Students at a private school in Washington, D.C., could face expulsion for “misplaced humor,” according to the school’s draft “anti-bias” policy obtained by The Washington Free Beacon.
St. Albans, an all-boys school in Washington D.C., is considering adopting a policy that the “impact of hate speech, rather than the intent of those perpetrating it, that is of utmost importance,” the draft policy states, The Washington Free Beacon reported. Students could be expelled “even in the case of a single expression, act, or gesture,” which includes “misplaced humor,” that “should be reported immediately to the student’s adviser.”
The policy also outlines the expectation that students, teachers or parents who witness or have knowledge of “an incident of hate speech, will report the incident to the appropriate individual,” and it encourages such reporting because nobody will be punished for “a good faith report,” according to the policy, the Free Beacon reported. It isn’t clear if the policy is still under consideration or has gone into effect.
In July 2020, St. Albans released an update on its “ongoing work” to put the school “on a path towards greater justice, equity, and inclusion: to become more fully a sacred space dedicated to the dignity and humanity of every person as a child of God,” as a “response to the tragic killings of George Floyd, Breonna Taylor, and Ahmaud Arbery and the nation’s continued reckoning with racial injustice.” In the update, the school said that it would develop a new policy that “specifically addresses racial hate speech and misconduct” to establish “the process we will use for investigating and eradicating such behavior from our community.”
“St. Albans used to have a simple honor code: Don’t lie, cheat, or steal,” an alumnus of the school told the Free Beacon. “Everything else was adjudicated human-to-human. Now boys are being policed for humor and innocuous comments are subject to the highest form of punishment.”

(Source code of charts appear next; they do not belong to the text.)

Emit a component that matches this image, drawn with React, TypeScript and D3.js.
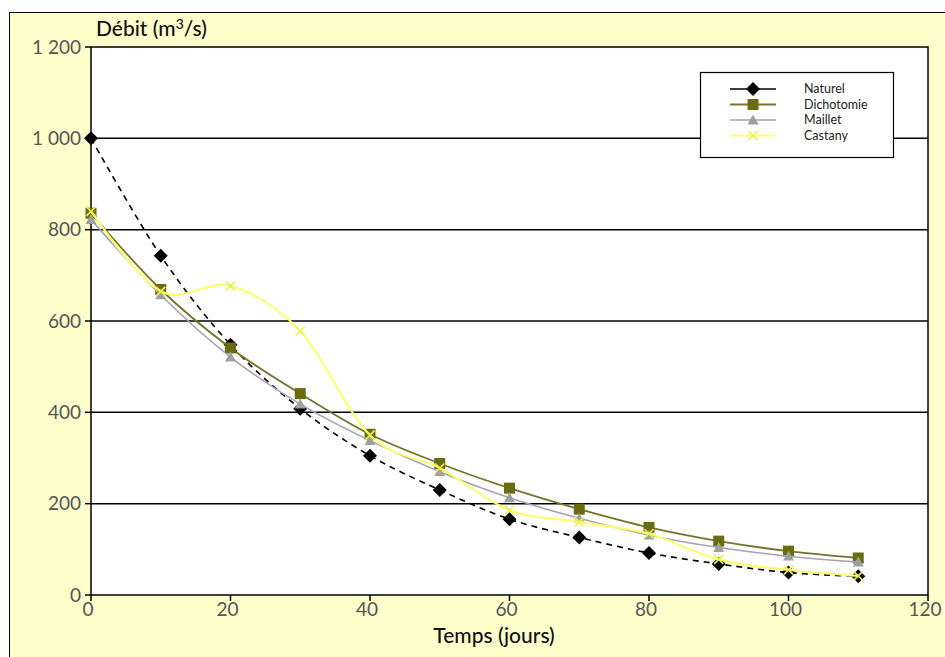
import React from "react";
import * as d3 from "d3";

const days = [0, 10, 20, 30, 40, 50, 60, 70, 80, 90, 100, 110];
const naturel = [1000, 743, 548, 408, 305, 230, 166, 126, 92, 68, 49, 41];
const dichotomie = [836, 669, 541, 441, 352, 288, 234, 188, 148, 118, 96, 81];
const maillet = [822, 657, 521, 418, 338, 270, 213, 168, 131, 104, 85, 72];
const castany = [840, 665, 677, 578, 350, 278, 186, 160, 134, 78, 55, 42];
const yTicks = [0, 200, 400, 600, 800, 1000, 1200];
const xTicks = [0, 20, 40, 60, 80, 100, 120];
const seriesNames = ["Naturel", "Dichotomie", "Maillet", "Castany"];

const W = 945;
const H = 657;
const x = d3.scaleLinear().domain([0, 120]).range([91, 928]);
const y = d3.scaleLinear().domain([0, 1200]).range([595, 47]);
const fmt = (v: number) => (v >= 1000 ? `1 ${String(v % 1000).padStart(3, "0")}` : String(v));
const FONT = "Lato, 'DejaVu Sans', sans-serif";

type Style = { name: string; values: number[]; stroke: string; width: number; dash?: string; marker: string; mfill: string };
const styles: Style[] = [
  { name: seriesNames[0], values: naturel, stroke: "#000000", width: 1.6, dash: "6,5", marker: "diamond", mfill: "#000000" },
  { name: seriesNames[1], values: dichotomie, stroke: "#75742a", width: 1.8, marker: "square", mfill: "#6b6b10" },
  { name: seriesNames[2], values: maillet, stroke: "#a3a3b3", width: 1.6, marker: "triangle", mfill: "#a0a0a0" },
  { name: seriesNames[3], values: castany, stroke: "#ffff70", width: 2.2, marker: "cross", mfill: "#f0f050" },
];

function Marker({ kind, cx, cy, fill }: { kind: string; cx: number; cy: number; fill: string }) {
  if (kind === "diamond") {
    const r = 7;
    return <path d={`M${cx},${cy - r}L${cx + r},${cy}L${cx},${cy + r}L${cx - r},${cy}Z`} fill={fill} />;
  }
  if (kind === "square") {
    const r = 5.5;
    return <rect x={cx - r} y={cy - r} width={2 * r} height={2 * r} fill={fill} />;
  }
  if (kind === "triangle") {
    const r = 5.5;
    return <path d={`M${cx},${cy - r}L${cx + r},${cy + r * 0.8}L${cx - r},${cy + r * 0.8}Z`} fill={fill} />;
  }
  const r = 4.5;
  return (
    <path d={`M${cx - r},${cy - r}L${cx + r},${cy + r}M${cx + r},${cy - r}L${cx - r},${cy + r}`} stroke={fill} strokeWidth={1.6} fill="none" />
  );
}

export default function App() {
  const line = d3
    .line<number>()
    .x((_, i) => x(days[i]))
    .y((d) => y(d))
    .curve(d3.curveCatmullRom.alpha(0));

  const legX = 700;
  const legY = 72;
  return (
    <svg width={W} height={H} style={{ position: "absolute", left: 0, top: 0 }} fontFamily={FONT}>
      <rect x={9.5} y={12.5} width={W} height={H} fill="#ffffcc" stroke="#000" strokeWidth={1} />
      <rect x={x(0)} y={y(1200)} width={x(120) - x(0)} height={y(0) - y(1200)} fill="#fff" stroke="#000" strokeWidth={1.5} />
      {yTicks.map((t) => (
        <g key={t}>
          {t > 0 && t < 1200 && <line x1={x(0)} x2={x(120)} y1={y(t)} y2={y(t)} stroke="#000" strokeWidth={1.5} />}
          <line x1={x(0) - 6} x2={x(0)} y1={y(t)} y2={y(t)} stroke="#000" strokeWidth={1.5} />
          <text x={x(0) - 10} y={y(t)} dy="0.35em" textAnchor="end" fontSize={19} fill="#555">
            {fmt(t)}
          </text>
        </g>
      ))}
      {xTicks.map((t) => (
        <g key={t}>
          <line x1={x(t)} x2={x(t)} y1={y(0)} y2={y(0) + 6} stroke="#000" strokeWidth={1.5} />
          <text x={x(t) - 3} y={y(0) + 21} textAnchor="middle" fontSize={19} fill="#555">
            {t}
          </text>
        </g>
      ))}
      <text x={494} y={643} textAnchor="middle" fontSize={21} fill="#111" fontWeight={500}>
        Temps (jours)
      </text>
      <text x={96} y={36} fontSize={21} fill="#111" fontWeight={500}>
        Débit (m<tspan dy={-7} fontSize={14}>3</tspan>
        <tspan dy={7}>/s)</tspan>
      </text>
      {styles.map((s) => (
        <g key={s.name}>
          <path d={line(s.values) || ""} fill="none" stroke={s.stroke} strokeWidth={s.width} strokeDasharray={s.dash} />
          {s.values.map((v, i) => (
            <Marker key={i} kind={s.marker} cx={x(days[i])} cy={y(v)} fill={s.mfill} />
          ))}
        </g>
      ))}
      <rect x={legX + 0.5} y={legY + 0.5} width={193} height={85} fill="#fff" stroke="#000" strokeWidth={1.2} />
      {styles.map((s, i) => {
        const cy = legY + 17 + i * 15.5;
        return (
          <g key={s.name}>
            <line x1={legX + 30} x2={legX + 76} y1={cy} y2={cy} stroke={s.stroke} strokeWidth={s.width} />
            <Marker kind={s.marker} cx={legX + 53} cy={cy} fill={s.mfill} />
            <text x={legX + 104} y={cy} dy="0.35em" fontSize={12.5} fill="#222">
              {s.name}
            </text>
          </g>
        );
      })}
    </svg>
  );
}
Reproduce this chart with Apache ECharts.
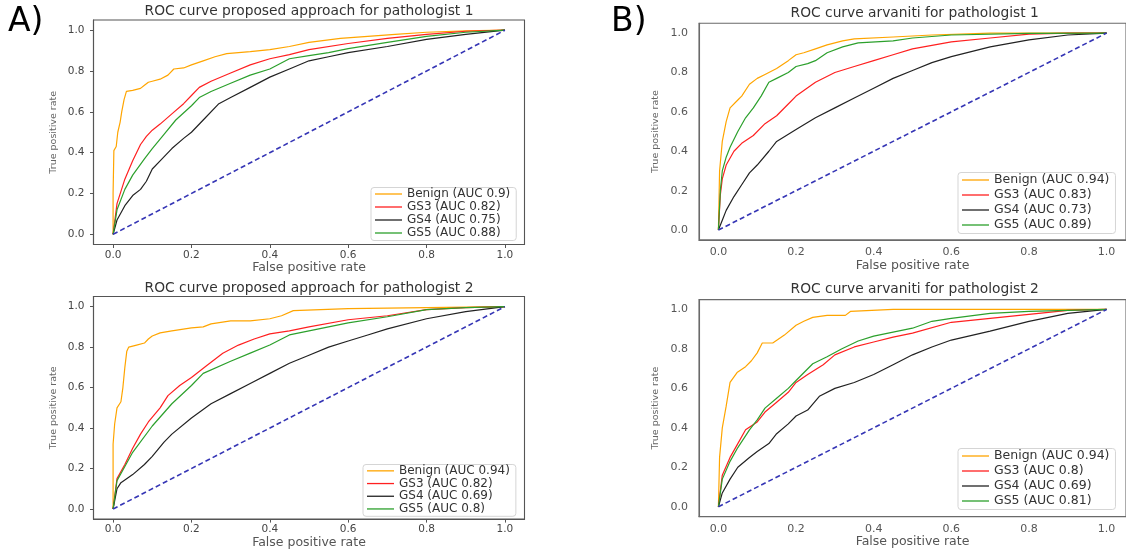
<!DOCTYPE html>
<html>
<head>
<meta charset="utf-8">
<script src="https://cdn.jsdelivr.net/npm/echarts@6/dist/echarts.min.js"></script>
<style>
html,body{margin:0;padding:0;background:#fff;}
#chart{width:1126px;height:550px;}
</style>
</head>
<body>
<div id="chart"></div>
<script>
// ---------------- data ----------------
const tickValues = [0, 0.2, 0.4, 0.6, 0.8, 1.0];
const diagonal = [[0, 0], [1, 1]];

const panelTitles = [
  'ROC curve proposed approach for pathologist 1',
  'ROC curve proposed approach for pathologist 2',
  'ROC curve arvaniti for pathologist 1',
  'ROC curve arvaniti for pathologist 2'
];
const panelLetters = ['A)', 'B)'];

const a1Names = ['Benign (AUC 0.9)', 'GS3 (AUC 0.82)', 'GS4 (AUC 0.75)', 'GS5 (AUC 0.88)'];
const a2Names = ['Benign (AUC 0.94)', 'GS3 (AUC 0.82)', 'GS4 (AUC 0.69)', 'GS5 (AUC 0.8)'];
const b1Names = ['Benign (AUC 0.94)', 'GS3 (AUC 0.83)', 'GS4 (AUC 0.73)', 'GS5 (AUC 0.89)'];
const b2Names = ['Benign (AUC 0.94)', 'GS3 (AUC 0.8)', 'GS4 (AUC 0.69)', 'GS5 (AUC 0.81)'];

const a1Benign = [[0,0],[0,0.2],[0.002,0.41],[0.008,0.43],[0.012,0.5],[0.018,0.55],[0.022,0.6],[0.028,0.66],[0.034,0.7],[0.05,0.705],[0.07,0.715],[0.08,0.73],[0.09,0.745],[0.1,0.75],[0.12,0.76],[0.14,0.78],[0.155,0.81],[0.18,0.815],[0.2,0.83],[0.23,0.85],[0.26,0.87],[0.29,0.885],[0.35,0.895],[0.4,0.905],[0.45,0.92],[0.5,0.94],[0.58,0.96],[0.65,0.97],[0.72,0.98],[0.8,0.99],[0.9,0.997],[1,1]];
const a1GS3 = [[0,0],[0.01,0.15],[0.03,0.27],[0.05,0.36],[0.07,0.44],[0.085,0.48],[0.1,0.51],[0.12,0.54],[0.15,0.59],[0.18,0.64],[0.2,0.68],[0.22,0.72],[0.25,0.75],[0.3,0.79],[0.35,0.83],[0.4,0.86],[0.45,0.88],[0.5,0.905],[0.6,0.935],[0.7,0.96],[0.8,0.98],[0.9,0.995],[1,1]];
const a1GS4 = [[0,0],[0.01,0.07],[0.03,0.14],[0.05,0.19],[0.07,0.22],[0.085,0.26],[0.1,0.32],[0.12,0.36],[0.15,0.42],[0.18,0.47],[0.2,0.5],[0.23,0.56],[0.27,0.64],[0.3,0.67],[0.35,0.72],[0.4,0.77],[0.45,0.81],[0.5,0.85],[0.55,0.87],[0.6,0.89],[0.7,0.92],[0.8,0.955],[0.9,0.98],[1,1]];
const a1GS5 = [[0,0],[0.01,0.12],[0.03,0.22],[0.05,0.29],[0.08,0.37],[0.1,0.42],[0.13,0.49],[0.16,0.56],[0.2,0.63],[0.22,0.67],[0.25,0.7],[0.3,0.74],[0.35,0.78],[0.4,0.81],[0.45,0.86],[0.5,0.875],[0.55,0.89],[0.6,0.91],[0.7,0.94],[0.8,0.97],[0.9,0.99],[1,1]];

const a2Benign = [[0,0],[0,0.32],[0.004,0.42],[0.01,0.5],[0.02,0.53],[0.025,0.6],[0.03,0.7],[0.035,0.78],[0.04,0.8],[0.06,0.81],[0.08,0.82],[0.09,0.84],[0.1,0.855],[0.12,0.87],[0.15,0.88],[0.2,0.895],[0.23,0.9],[0.25,0.915],[0.3,0.93],[0.35,0.93],[0.4,0.94],[0.43,0.955],[0.46,0.98],[0.6,0.99],[0.8,0.995],[1,1]];
const a2GS3 = [[0,0],[0.01,0.15],[0.03,0.22],[0.05,0.3],[0.07,0.37],[0.09,0.43],[0.12,0.5],[0.14,0.56],[0.17,0.61],[0.2,0.65],[0.24,0.71],[0.28,0.77],[0.32,0.81],[0.36,0.84],[0.4,0.865],[0.45,0.88],[0.5,0.9],[0.6,0.935],[0.7,0.955],[0.8,0.985],[0.9,0.995],[1,1]];
const a2GS4 = [[0,0],[0.01,0.1],[0.02,0.13],[0.05,0.17],[0.08,0.22],[0.1,0.26],[0.13,0.33],[0.15,0.37],[0.2,0.45],[0.25,0.52],[0.3,0.57],[0.35,0.62],[0.4,0.67],[0.45,0.72],[0.5,0.76],[0.55,0.8],[0.6,0.83],[0.65,0.86],[0.7,0.89],[0.8,0.94],[0.9,0.975],[1,1]];
const a2GS5 = [[0,0],[0.01,0.14],[0.03,0.21],[0.05,0.28],[0.1,0.41],[0.15,0.52],[0.2,0.61],[0.23,0.67],[0.3,0.73],[0.35,0.77],[0.4,0.81],[0.45,0.86],[0.5,0.88],[0.6,0.92],[0.7,0.95],[0.8,0.985],[0.9,0.995],[1,1]];

const b1Benign = [[0,0],[0.003,0.3],[0.01,0.45],[0.02,0.55],[0.03,0.62],[0.05,0.66],[0.06,0.68],[0.08,0.74],[0.1,0.77],[0.12,0.79],[0.15,0.82],[0.18,0.86],[0.2,0.89],[0.22,0.9],[0.25,0.92],[0.28,0.94],[0.32,0.96],[0.35,0.97],[0.45,0.98],[0.55,0.99],[0.7,1.0],[1,1]];
const b1GS3 = [[0,0],[0.005,0.18],[0.01,0.26],[0.02,0.33],[0.04,0.4],[0.06,0.44],[0.09,0.48],[0.12,0.54],[0.15,0.58],[0.18,0.64],[0.2,0.68],[0.25,0.75],[0.3,0.8],[0.35,0.83],[0.4,0.86],[0.45,0.89],[0.5,0.92],[0.6,0.955],[0.7,0.975],[0.8,0.995],[0.9,1.0],[1,1]];
const b1GS4 = [[0,0],[0.01,0.05],[0.02,0.1],[0.04,0.17],[0.06,0.23],[0.08,0.29],[0.1,0.33],[0.13,0.4],[0.15,0.45],[0.2,0.51],[0.25,0.57],[0.3,0.62],[0.35,0.67],[0.4,0.72],[0.45,0.77],[0.5,0.81],[0.55,0.85],[0.6,0.88],[0.7,0.93],[0.8,0.965],[0.9,0.99],[1,1]];
const b1GS5 = [[0,0],[0.005,0.2],[0.01,0.3],[0.02,0.37],[0.03,0.42],[0.05,0.5],[0.07,0.57],[0.09,0.62],[0.11,0.68],[0.13,0.75],[0.15,0.77],[0.18,0.8],[0.2,0.83],[0.23,0.845],[0.25,0.86],[0.28,0.9],[0.32,0.93],[0.36,0.95],[0.45,0.96],[0.5,0.975],[0.6,0.99],[0.8,0.998],[1,1]];

const b2Benign = [[0,0],[0.003,0.25],[0.01,0.4],[0.02,0.51],[0.03,0.63],[0.048,0.68],[0.07,0.71],[0.085,0.74],[0.1,0.78],[0.113,0.83],[0.14,0.83],[0.17,0.87],[0.2,0.92],[0.22,0.94],[0.243,0.96],[0.28,0.97],[0.327,0.97],[0.34,0.99],[0.45,1.0],[1,1]];
const b2GS3 = [[0,0],[0.01,0.16],[0.03,0.25],[0.05,0.32],[0.07,0.39],[0.1,0.43],[0.12,0.48],[0.15,0.53],[0.18,0.58],[0.2,0.63],[0.23,0.67],[0.27,0.72],[0.3,0.77],[0.35,0.81],[0.4,0.835],[0.45,0.86],[0.5,0.88],[0.6,0.935],[0.7,0.955],[0.8,0.975],[0.9,0.995],[1,1]];
const b2GS4 = [[0,0],[0.01,0.07],[0.03,0.14],[0.05,0.2],[0.08,0.25],[0.1,0.28],[0.13,0.32],[0.15,0.37],[0.18,0.42],[0.2,0.46],[0.23,0.49],[0.26,0.56],[0.3,0.6],[0.35,0.63],[0.4,0.67],[0.45,0.72],[0.5,0.77],[0.55,0.81],[0.6,0.845],[0.7,0.89],[0.8,0.94],[0.9,0.98],[1,1]];
const b2GS5 = [[0,0],[0.01,0.14],[0.03,0.23],[0.05,0.3],[0.08,0.39],[0.1,0.44],[0.12,0.5],[0.15,0.55],[0.18,0.6],[0.2,0.64],[0.243,0.725],[0.28,0.76],[0.317,0.8],[0.36,0.84],[0.4,0.865],[0.45,0.885],[0.5,0.905],[0.55,0.94],[0.6,0.955],[0.7,0.98],[0.8,0.99],[1,1]];

// ---------------- style / layout ----------------
const FONT = 'DejaVu Sans';
const curveColors = ['#ffa500', '#ff2020', '#222222', '#2ca02c'];
const diagColor = '#3535b5';

const panels = [
  { names: a1Names, data: [a1Benign, a1GS3, a1GS4, a1GS5], title: panelTitles[0], styleB: false,
    grid: {left: 93.5, top: 20, width: 431, height: 224.5},
    legend: {left: 371, top: 187.5, rowH: 13, font: 12} },
  { names: a2Names, data: [a2Benign, a2GS3, a2GS4, a2GS5], title: panelTitles[1], styleB: false,
    grid: {left: 93.5, top: 296.5, width: 431, height: 224},
    legend: {left: 363, top: 464.5, rowH: 12.7, font: 12} },
  { names: b1Names, data: [b1Benign, b1GS3, b1GS4, b1GS5], title: panelTitles[2], styleB: true,
    grid: {left: 699, top: 23.2, width: 433.4, height: 216.7},
    legend: {left: 958, top: 172.5, rowH: 15, font: 12.5} },
  { names: b2Names, data: [b2Benign, b2GS3, b2GS4, b2GS5], title: panelTitles[3], styleB: true,
    grid: {left: 699, top: 299.6, width: 433.4, height: 217},
    legend: {left: 958, top: 448.5, rowH: 15, font: 12.5} }
];

const grids = [], xAxes = [], yAxes = [], series = [], legends = [], graphics = [];

panels.forEach((p, i) => {
  const frameColor = p.styleB ? '#6a6a6a' : '#555';
  const labelColor = p.styleB ? '#555' : '#444';
  grids.push(Object.assign({show: true, borderColor: frameColor, borderWidth: 1.1,
    backgroundColor: 'transparent', containLabel: false}, p.grid));
  const tickCfg = p.styleB
    ? {show: false}
    : {show: true, inside: false, length: 3.5, lineStyle: {color: frameColor, width: 1}, customValues: tickValues};
  const lineCfg = {show: true, onZero: false, lineStyle: {color: frameColor, width: 1.1}};
  xAxes.push({
    type: 'value', gridIndex: i, min: -0.05, max: 1.05, position: 'bottom',
    axisLine: lineCfg, splitLine: {show: false},
    axisTick: tickCfg,
    axisLabel: {customValues: tickValues, formatter: v => v.toFixed(1), color: labelColor,
      fontFamily: FONT, fontSize: p.styleB ? 11 : 10.5, margin: p.styleB ? 7 : 5},
    name: 'False positive rate', nameLocation: 'middle', nameGap: p.styleB ? 19 : 16,
    nameTextStyle: {fontFamily: FONT, fontSize: 12.5, color: '#555'}
  });
  yAxes.push({
    type: 'value', gridIndex: i, min: -0.05, max: 1.05, position: 'left',
    axisLine: lineCfg, splitLine: {show: false},
    axisTick: tickCfg,
    axisLabel: {customValues: tickValues, formatter: v => v.toFixed(1), color: labelColor,
      fontFamily: FONT, fontSize: p.styleB ? 11 : 10.5, margin: p.styleB ? 11 : 9},
    name: 'True positive rate', nameLocation: 'middle', nameGap: p.styleB ? 38 : 35,
    nameTextStyle: {fontFamily: FONT, fontSize: 9.5, color: '#666'}
  });
  p.data.forEach((d, k) => {
    series.push({
      type: 'line', name: p.names[k], xAxisIndex: i, yAxisIndex: i, data: d,
      symbol: 'none', showSymbol: false, smooth: false,
      lineStyle: {color: curveColors[k], width: 1.2}, itemStyle: {color: curveColors[k]},
      emphasis: {disabled: true}, z: 3
    });
  });
  series.push({
    type: 'line', name: 'chance' + i, xAxisIndex: i, yAxisIndex: i, data: diagonal,
    symbol: 'none', showSymbol: false,
    lineStyle: {color: diagColor, width: 1.6, type: [5, 3]}, z: 4, emphasis: {disabled: true}
  });
  legends.push({
    orient: 'vertical', left: p.legend.left, top: p.legend.top, selectedMode: false,
    itemWidth: 27, itemHeight: p.legend.rowH, itemGap: 0, padding: [0, 6, 1, 4],
    backgroundColor: 'rgba(255,255,255,0.9)', borderColor: '#d5d5d5', borderWidth: 1, borderRadius: 3,
    textStyle: {fontFamily: FONT, fontSize: p.legend.font, color: '#333', lineHeight: p.legend.rowH},
    data: p.names.map(n => ({name: n, icon: 'path://M0,0L27,0L27,1.3L0,1.3Z'}))
  });
  graphics.push({
    type: 'text', x: p.grid.left + p.grid.width / 2 - (p.styleB ? 1 : 0),
    y: p.grid.top - (p.styleB ? 10 : 8.5),
    style: {text: p.title, fill: '#333', font: '13.8px "DejaVu Sans"', textAlign: 'center', textVerticalAlign: 'middle'}
  });
});

graphics.push({type: 'text', x: 8, y: 22, style: {text: panelLetters[0], fill: '#000',
  font: '33px "DejaVu Sans"', textAlign: 'left', textVerticalAlign: 'middle'}});
graphics.push({type: 'text', x: 611, y: 22, style: {text: panelLetters[1], fill: '#000',
  font: '33px "DejaVu Sans"', textAlign: 'left', textVerticalAlign: 'middle'}});

const chart = echarts.init(document.getElementById('chart'), null, {renderer: 'canvas'});
chart.setOption({
  backgroundColor: '#fff',
  animation: false,
  grid: grids, xAxis: xAxes, yAxis: yAxes, series: series, legend: legends,
  graphic: graphics,
  tooltip: {show: false}
});
</script>
</body>
</html>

The school’s Diversity, Equity, and Inclusion (DEI) Team consists of 21 teachers and staff to implement DEI initiatives throughout the school, including a DEI training on “How To Be an Antiracist” by Ibram X. Kendi and a discussion on “Between the World and Me” by Ta-Nehisi Coates for all faculty and staff, according to its website. The school’s resource list also includes “Critical Race Theory: An Introduction” by Richard Delgado, Jean Stefancic and Angela harris and “White Fragility: Why It’s So Hard for White People To Talk About Racism” by Robin DiAngelo.